Here's the key features:
- 16 new ships: 1 new energy reactor, 3 new starships, 8 new turrets, new mercenary space dock with 3 new mercenary ships.
- Major visual improvements -- planets and backgrounds, some effects, parts of the HUD, and a few ship classes.
- Massively updated economy that is easier to manage and which scales better to very long games.
- New Energy model that provides more incentive for expansion while also fitting within the updated economy.
- Faster Starts: The repetitive activities from the first 5 or so minutes of a new campaign have now been automated to let players get right to the real game.
- Several major AI improvements: tactical retreats, better aggression against key targets, better tactical intelligence in a number of different scenarios.
- Revamped cross-planet attacks that are better balanced for players.
- A good number of performance improvements make giant battles perform better than ever.
- Network latency settings allow players to tune their game for high-latency networks.
- Improvements to the interface in general, most notably the planetary summary upgrades and the addition of the Threat Meter at the top of the screen.
- Drag-building of ships is now possible, and placement is even easier with Ctrl and Alt hotkeys while placing ships.
- Some updated battle sound effects.
- New "Energy Storm" music track replaces older "Thor" track.

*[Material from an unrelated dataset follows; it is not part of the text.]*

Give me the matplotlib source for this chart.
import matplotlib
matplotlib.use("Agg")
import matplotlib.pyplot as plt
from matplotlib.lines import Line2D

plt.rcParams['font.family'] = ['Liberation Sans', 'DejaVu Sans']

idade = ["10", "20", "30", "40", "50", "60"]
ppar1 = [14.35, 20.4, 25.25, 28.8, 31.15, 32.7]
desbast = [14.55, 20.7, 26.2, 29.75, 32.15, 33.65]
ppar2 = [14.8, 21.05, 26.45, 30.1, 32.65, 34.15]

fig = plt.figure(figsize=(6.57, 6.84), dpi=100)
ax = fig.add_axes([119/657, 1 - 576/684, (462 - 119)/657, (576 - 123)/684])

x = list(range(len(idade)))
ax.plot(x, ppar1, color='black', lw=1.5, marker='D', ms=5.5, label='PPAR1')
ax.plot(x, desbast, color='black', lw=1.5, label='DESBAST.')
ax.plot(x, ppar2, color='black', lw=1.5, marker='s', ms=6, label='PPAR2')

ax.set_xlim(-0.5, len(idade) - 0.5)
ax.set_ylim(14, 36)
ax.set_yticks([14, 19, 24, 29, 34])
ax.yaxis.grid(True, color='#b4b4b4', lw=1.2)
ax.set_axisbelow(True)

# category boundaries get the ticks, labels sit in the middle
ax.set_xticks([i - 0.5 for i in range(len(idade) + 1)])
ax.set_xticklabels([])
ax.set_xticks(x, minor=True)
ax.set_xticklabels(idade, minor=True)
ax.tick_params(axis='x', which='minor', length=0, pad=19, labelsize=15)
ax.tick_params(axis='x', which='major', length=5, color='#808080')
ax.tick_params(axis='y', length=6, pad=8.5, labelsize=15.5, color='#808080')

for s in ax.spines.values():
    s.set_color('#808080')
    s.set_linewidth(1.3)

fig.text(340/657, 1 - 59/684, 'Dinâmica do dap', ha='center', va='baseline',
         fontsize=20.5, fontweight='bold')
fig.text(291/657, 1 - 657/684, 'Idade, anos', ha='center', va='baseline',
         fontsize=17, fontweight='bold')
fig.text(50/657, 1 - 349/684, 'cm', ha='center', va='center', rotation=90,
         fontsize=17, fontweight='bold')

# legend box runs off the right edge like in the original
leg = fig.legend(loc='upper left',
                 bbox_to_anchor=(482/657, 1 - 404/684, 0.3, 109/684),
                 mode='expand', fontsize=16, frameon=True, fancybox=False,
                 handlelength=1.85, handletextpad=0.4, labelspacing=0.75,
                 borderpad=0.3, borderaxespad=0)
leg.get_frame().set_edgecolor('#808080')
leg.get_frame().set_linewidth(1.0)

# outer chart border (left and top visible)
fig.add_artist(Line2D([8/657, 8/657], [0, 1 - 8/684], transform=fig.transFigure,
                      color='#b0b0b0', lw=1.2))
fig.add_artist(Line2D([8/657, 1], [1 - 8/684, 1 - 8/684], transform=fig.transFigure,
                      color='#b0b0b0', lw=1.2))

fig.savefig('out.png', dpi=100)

- Many smaller balance tweaks, ship logic improvements, and other minor enhancements and bugfixes.
And there's eight thousand words of release notes to devour if you're really anal about this kind of thing. The three main things I'm taking from this, though, are a) prettier b) more accessible c) less grinding to a halt during enormo-battles.
You can snag the patch from the in-game updater, and if you've not tried the game yet the demo's already been brought up to date with the 1.201 patch too.
Version 2.0 is due in a month or two apparently, but now still seems like a really good time to nose at one of the surprise wonders of the year.